RND. On a l’impression que certaines sociétés sont plus fragiles que d’autres et qu’elles le sont davantage à certains moments de leur histoire. 

Ce qui fait la force d’une société, c’est sa capacité de résister aux chocs qu’elle doit absorber. À l’heure actuelle, l’attention se porte de plus en plus sur cette capacité qu’ont les sociétés de résister et de rebondir, en puisant dans leurs ressources, pour continuer leur chemin vers les buts qu’elles se sont fixés. 
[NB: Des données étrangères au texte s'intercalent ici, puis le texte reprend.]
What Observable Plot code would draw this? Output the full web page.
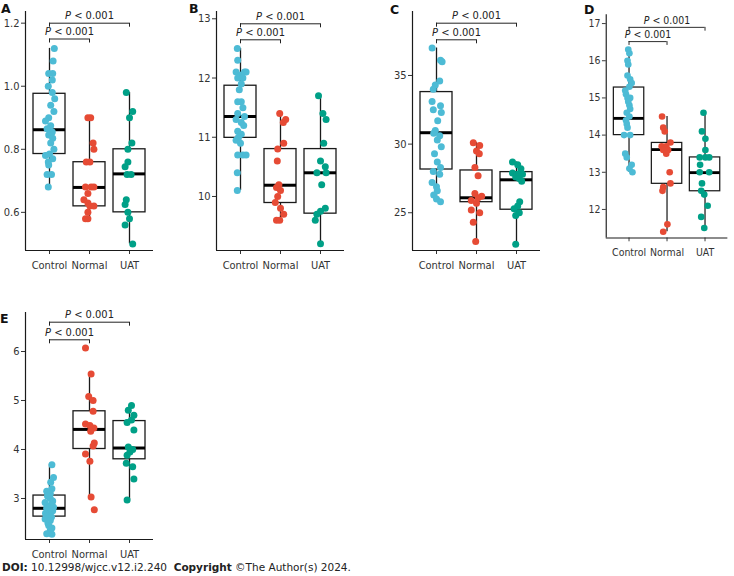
<!DOCTYPE html>
<html><head><meta charset="utf-8">
<script src="https://cdn.jsdelivr.net/npm/d3@7"></script>
<script src="https://cdn.jsdelivr.net/npm/@observablehq/plot@0.6"></script>
<style>
body{margin:0;background:#fff;overflow:hidden;}
#wrap{position:relative;width:734px;height:576px;overflow:hidden;font-family:'DejaVu Sans Condensed','DejaVu Sans',sans-serif;font-stretch:condensed;}
.panel{position:absolute;}
.letter{position:absolute;font-family:'DejaVu Sans',sans-serif;font-stretch:normal;font-weight:bold;font-size:12.5px;line-height:1.2;color:#111;}
#footer{position:absolute;left:2px;top:562px;font-family:'DejaVu Sans',sans-serif;font-stretch:normal;font-size:10.5px;line-height:1;color:#222;white-space:nowrap;}
</style></head><body><div id="wrap"></div>
<script>
const groups = ["Control", "Normal", "UAT"];
const groupColors = ["#4DBBD5", "#E64B35", "#00A087"];
const pLabel = "P < 0.001";

// ---- Panel A ----
const aControl = [1.12,1.08,1.04,1.04,1.02,1.00,0.98,0.96,0.94,0.92,0.90,0.89,0.875,0.865,0.855,0.845,0.835,0.82,0.80,0.785,0.78,0.77,0.76,0.75,0.72,0.72,0.68];
const aControlJit = [0.12,0.09,-0.02,0.08,0.07,-0.03,0.07,0.13,0.03,0.11,-0.02,-0.1,0.03,-0.06,0.07,-0.02,0.08,0.03,0.11,0,-0.1,0.08,-0.03,-0.02,-0.06,0.05,-0.03];
const aNormal = [0.90,0.90,0.82,0.80,0.76,0.76,0.68,0.68,0.68,0.66,0.64,0.63,0.62,0.62,0.60,0.58,0.58];
const aNormalJit = [-0.04,0.03,0.09,0.11,-0.08,0.01,-0.1,0.04,0.11,-0.04,-0.14,-0.04,0.01,0.11,-0.04,-0.1,-0.04];
const aUAT = [0.98,0.92,0.90,0.82,0.80,0.76,0.745,0.72,0.72,0.64,0.625,0.60,0.58,0.56,0.50];
const aUATJit = [-0.08,0.08,0,0.06,-0.04,-0.04,-0.11,-0.06,0.04,-0.08,-0.11,-0.04,0,-0.11,0.08];
const aLo = [0.68,0.58,0.50], aQ1 = [0.785,0.619,0.60], aMed = [0.862,0.679,0.722], aQ3 = [0.976,0.759,0.80], aHi = [1.12,0.90,0.98];
const aTicks = [0.6,0.8,1.0,1.2];

// ---- Panel B ----
const bControl = [12.5,12.3,12.1,12.1,12.1,12.05,12.0,12.0,11.9,11.8,11.6,11.6,11.5,11.4,11.35,11.3,11.25,11.2,11.1,11.05,11.0,10.95,10.9,10.7,10.7,10.7,10.4,10.1];
const bControlJit = [-0.08,-0.07,-0.11,0.1,0.14,0.02,-0.07,0.06,0.02,-0.03,0.02,-0.07,0.06,-0.07,0.1,-0.11,0.02,0.08,-0.07,0.02,-0.05,-0.11,0,-0.07,0.06,0.14,-0.08,-0.08];
const bNormal = [11.4,11.3,11.25,10.9,10.8,10.6,10.2,10.15,10.1,10.0,9.9,9.8,9.7,9.6,9.6];
const bNormalJit = [-0.02,0.13,0.07,0.08,-0.07,-0.08,-0.04,-0.1,0,-0.07,-0.13,0,0.08,-0.1,-0.02];
const bUAT = [11.7,11.4,11.3,10.9,10.6,10.5,10.4,10.4,10.2,9.8,9.75,9.7,9.6,9.2];
const bUATJit = [-0.05,0.06,0.14,0.08,0,0.12,-0.09,0.14,0.03,0.12,0,-0.09,-0.13,0];
const bLo = [10.1,9.6,9.2], bQ1 = [10.99,9.89,9.71], bMed = [11.35,10.19,10.40], bQ3 = [11.87,10.80,10.80], bHi = [12.5,11.4,11.7];
const bTicks = [10,11,12,13];

// ---- Panel C ----
const cControl = [37.0,36.1,36.0,34.6,34.3,34.0,33.1,32.8,32.5,32.3,31.7,31.0,30.8,30.6,30.3,29.8,29.3,28.7,28.3,28.0,27.8,27.2,26.9,26.6,26.3,26.0,25.8];
const cControlJit = [-0.11,0.1,0.14,0.08,-0.03,-0.08,-0.11,0.1,-0.08,0.12,0.03,-0.03,-0.07,0.08,0.02,0.12,-0.05,0.02,0.1,-0.08,0.08,-0.11,0,0.02,-0.07,0,0.1];
const cNormal = [30.1,29.9,29.5,29.3,28.3,27.7,26.4,26.2,26.1,25.9,25.7,25.2,25.0,24.3,22.9];
const cNormalJit = [-0.08,0.08,0,0.07,-0.04,0.04,-0.04,0.13,0.04,-0.13,0,-0.13,0.08,-0.08,-0.02];
const cUAT = [28.7,28.5,28.2,27.9,27.8,27.8,27.6,27.5,27.3,25.8,25.5,25.3,25.0,24.8,22.7];
const cUATJit = [-0.1,0.03,0.11,-0.1,0.03,0.15,-0.02,0.07,0.13,0.08,0.03,-0.06,0.07,-0.02,-0.02];
const cLo = [25.8,22.9,22.7], cQ1 = [28.15,25.77,25.22], cMed = [30.83,26.09,27.40], cQ3 = [33.79,28.08,27.96], cHi = [37.0,30.1,28.7];
const cTicks = [25,30,35];

// ---- Panel D ----
const dControl = [16.3,16.2,16.0,15.9,15.6,15.5,15.4,15.3,15.2,15.1,15.0,15.0,14.9,14.8,14.7,14.6,14.5,14.4,14.3,14.2,14.0,14.0,13.5,13.4,13.2,13.1,13.0];
const dControlJit = [-0.02,0.01,-0.04,-0.02,-0.04,0.03,0.07,0.01,-0.1,-0.08,-0.04,0.03,-0.02,0.01,0.03,-0.06,0.01,-0.08,-0.06,-0.04,-0.13,0.03,-0.1,-0.06,0.07,0.01,0.09];
const dNormal = [14.5,14.2,14.1,13.8,13.7,13.7,13.6,13.6,13.5,13.0,12.7,12.6,12.5,11.6,11.4];
const dNormalJit = [-0.13,-0.1,-0.06,0.09,-0.14,-0.02,-0.1,0.03,-0.02,0.07,0.09,-0.1,-0.12,0.01,-0.1];
const dUAT = [14.6,14.1,13.9,13.6,13.4,13.4,13.4,13.2,13.0,13.0,12.7,12.5,12.4,12.1,11.8,11.5];
const dUATJit = [-0.04,-0.08,0.01,0.01,-0.14,0.01,0.11,-0.13,-0.14,0.11,-0.08,-0.1,-0.02,0.07,-0.1,-0.02];
const dLo = [13.0,11.4,11.5], dQ1 = [14.0,12.69,12.49], dMed = [14.45,13.61,12.99], dQ3 = [15.28,13.79,13.40], dHi = [16.3,14.5,14.6];
const dTicks = [12,13,14,15,16,17];

// ---- Panel E ----
const eControl = [3.69,3.43,3.33,3.2,3.15,3.1,3.05,3.0,2.95,2.92,2.88,2.85,2.82,2.8,2.78,2.75,2.72,2.7,2.65,2.62,2.58,2.55,2.5,2.45,2.4,2.35,2.28,2.27];
const eControlJit = [0.06,0.1,0.03,0.06,-0.07,0.02,-0.05,0.02,0.08,-0.11,0.06,-0.06,0.1,-0.07,0.03,0.08,0.02,-0.1,-0.07,0.05,-0.11,0.02,-0.04,-0.02,0.06,0.02,-0.07,0.06];
const eNormal = [6.07,5.54,5.08,5.0,4.78,4.52,4.49,4.44,4.37,4.13,4.07,3.91,3.76,3.03,2.77];
const eNormalJit = [-0.1,0.04,-0.02,0.09,0.09,-0.1,0.01,0.11,0.03,0.12,0.09,-0.1,0.01,0.04,0.12];
const eUAT = [4.9,4.8,4.7,4.6,4.55,4.4,4.05,4.0,3.95,3.88,3.72,3.65,3.4,2.97];
const eUATJit = [0.05,-0.03,0.11,0.05,-0.06,0.11,-0.03,0.08,0.01,-0.06,-0.08,0.08,0.11,-0.06];
const eLo = [2.27,3.03,2.97], eQ1 = [2.63,4.01,3.80], eMed = [2.80,4.41,4.03], eQ3 = [3.06,4.78,4.58], eHi = [3.69,5.54,4.9];
const eTicks = [3,4,5,6];

const panels = [
  {letter:"A", vals:[aControl,aNormal,aUAT], jits:[aControlJit,aNormalJit,aUATJit], lo:aLo,q1:aQ1,med:aMed,q3:aQ3,hi:aHi, ticks:aTicks, fmt:d3.format(".1f"),
   left:0, top:0, mt:11, plotH:239, domain:[0.479,1.237], br:[11.7,27.5], lx:1, ly:1},
  {letter:"B", vals:[bControl,bNormal,bUAT], jits:[bControlJit,bNormalJit,bUATJit], lo:bLo,q1:bQ1,med:bMed,q3:bQ3,hi:bHi, ticks:bTicks, fmt:d3.format("d"),
   left:191, top:0, mt:11, plotH:239, domain:[9.088,13.123], br:[12.3,28.3], lx:189, ly:1},
  {letter:"C", vals:[cControl,cNormal,cUAT], jits:[cControlJit,cNormalJit,cUATJit], lo:cLo,q1:cQ1,med:cMed,q3:cQ3,hi:cHi, ticks:cTicks, fmt:d3.format("d"),
   left:387, top:0, mt:11, plotH:239, domain:[22.25,39.66], br:[11.7,28.3], lx:390, ly:2},
  {letter:"D", vals:[dControl,dNormal,dUAT], jits:[dControlJit,dNormalJit,dUATJit], lo:dLo,q1:dQ1,med:dMed,q3:dQ3,hi:dHi, ticks:dTicks, fmt:d3.format("d"),
   left:582, top:0, mt:15, plotH:235, domain:[11.233,17.238], br:[13.3,28.3], lx:584, ly:2},
  {letter:"E", vals:[eControl,eNormal,eUAT], jits:[eControlJit,eNormalJit,eUATJit], lo:eLo,q1:eQ1,med:eMed,q3:eQ3,hi:eHi, ticks:eTicks, fmt:d3.format("d"),
   left:0, top:300, mt:12, plotH:227, domain:[2.163,6.796], br:[9.7,27.3], lx:0, ly:311}
];

const wrap = document.getElementById("wrap");
const fontFam = "'DejaVu Sans Condensed','DejaVu Sans',sans-serif";

for (const p of panels) {
  const points = [];
  p.vals.forEach((arr, g) => arr.forEach((v, i) => points.push({x: g + 1 + p.jits[g][i], y: v, grp: groups[g]})));
  const boxes = groups.map((grp, g) => ({c: g + 1, lo: p.lo[g], q1: p.q1[g], med: p.med[g], q3: p.q3[g], hi: p.hi[g]}));
  const span = p.domain[1] - p.domain[0];
  const perPx = span / p.plotH;
  const tickLen = 4 * perPx;
  const brackets = [
    {x1: 1, x2: 3, y: p.domain[1] - p.br[0] * perPx},
    {x1: 1, x2: 2, y: p.domain[1] - p.br[1] * perPx}
  ];
  const hw = 0.4;
  const svg = Plot.plot({
    width: 160,
    height: p.mt + p.plotH + 26,
    marginLeft: 25, marginRight: 7, marginTop: p.mt, marginBottom: 26,
    style: {background: "transparent", fontFamily: fontFam, fontSize: "11px", color: "#333", overflow: "visible", fontStretch: "condensed"},
    x: {domain: [0.4, 3.6], ticks: [1, 2, 3], tickFormat: d => groups[d - 1], tickSize: 4, tickPadding: 7, label: null},
    y: {domain: p.domain, ticks: p.ticks, tickFormat: p.fmt, tickSize: 4, tickPadding: 2, label: null},
    color: {domain: groups, range: groupColors},
    marks: [
      Plot.ruleX([0.4], {stroke: "#1a1a1a", strokeWidth: 1.2}),
      Plot.ruleY([p.domain[0]], {stroke: "#1a1a1a", strokeWidth: 1.2}),
      Plot.ruleX(boxes, {x: "c", y1: "lo", y2: "hi", stroke: "#1a1a1a", strokeWidth: 1.3}),
      Plot.rect(boxes, {x1: d => d.c - hw, x2: d => d.c + hw, y1: "q1", y2: "q3", fill: "white", stroke: "#1a1a1a", strokeWidth: 1.3}),
      Plot.ruleY(boxes, {y: "med", x1: d => d.c - hw, x2: d => d.c + hw, stroke: "#000", strokeWidth: 3}),
      Plot.dot(points, {x: "x", y: "y", r: 3.5, fill: "grp"}),
      Plot.ruleY(brackets, {y: "y", x1: "x1", x2: "x2", stroke: "#222", strokeWidth: 1}),
      Plot.ruleX(brackets, {x: "x1", y1: "y", y2: d => d.y - tickLen, stroke: "#222", strokeWidth: 1}),
      Plot.ruleX(brackets, {x: "x2", y1: "y", y2: d => d.y - tickLen, stroke: "#222", strokeWidth: 1}),
      Plot.text(brackets, {x: d => (d.x1 + d.x2) / 2, y: "y", text: () => pLabel, dy: -4, lineAnchor: "bottom", fill: "#222", fontSize: 11})
    ]
  });
  svg.querySelectorAll("text").forEach(t => {
    if (t.textContent === pLabel) {
      t.textContent = "";
      const it = document.createElementNS("http://www.w3.org/2000/svg", "tspan");
      it.setAttribute("font-style", "italic");
      it.textContent = "P";
      t.appendChild(it);
      t.appendChild(document.createTextNode(" < 0.001"));
    }
  });
  const div = document.createElement("div");
  div.className = "panel";
  div.style.left = p.left + "px";
  div.style.top = p.top + "px";
  div.appendChild(svg);
  wrap.appendChild(div);
  const lab = document.createElement("div");
  lab.className = "letter";
  lab.style.left = p.lx + "px";
  lab.style.top = p.ly + "px";
  lab.textContent = p.letter;
  wrap.appendChild(lab);
}

const footer = document.createElement("div");
footer.id = "footer";
footer.innerHTML = "<b>DOI:</b> 10.12998/wjcc.v12.i2.240&nbsp; <b>Copyright</b> ©The Author(s) 2024.";
wrap.appendChild(footer);
</script>
</body></html>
On commence à entendre le terme résilience pour désigner cette capacité. Un mot emprunté à la physique, où il désigne la résistance des métaux aux chocs et aux pressions. En anglais, on utilise le mot « resilience » pour parler de la capacité d’une personne ou d’une collectivité de puiser dans ses ressources après un coup dur. 

Un bon exemple de « résilience », ou de résistance aux coups durs, c’est le Québec des années 50 et 60 qui a connu des bouleversements de toutes sortes, au lendemain de la Deuxième Guerre mondiale. Le Québec avait alors des réserves démographiques particulièrement importantes. Il avait aussi de bonnes réserves financières. Et l’État n’avait pas de dettes. Le Québec avait une tradition culturelle, une connaissance et une fierté de son histoire. 

Je pourrais aussi prendre l’exemple de la Pologne, que je connais assez bien. Au cours des 200 dernières années, la Pologne a subi des chocs profonds. Elle a été occupée à la fin du 19e siècle, après la Première Guerre mondiale, pendant et après la Seconde. Mais chaque fois la société polonaise a su rebondir. Elle avait une forte natalité, liée entre autres à la vitalité de l’institution familiale. Elle avait une bonne capacité de production, notamment de sa nourriture. Elle avait des traditions, une culture. La population avait la conscience de son histoire et la société civile était vivante, grâce à l’Église, aux écoles, aux familles. C’est cela que j’appelle la résistance d’une société, sa capacité de rebondir et de s’adapter, sa résilience. 

La continuité culturelle et historique dont je viens de parler doit être constamment ravivée. Car il y a toujours des forces qui agissent en sens contraire. Ainsi, quand on affirme que tout ce qui a précédé la Révolution tranquille au Québec, c’était la Grande Noirceur, on se prive d’une ressource essentielle, même si on parle bien haut de langue et de culture. C’est la même chose quand on célèbre le Refus global, qui relevait en fait d’un idéalisme futile. 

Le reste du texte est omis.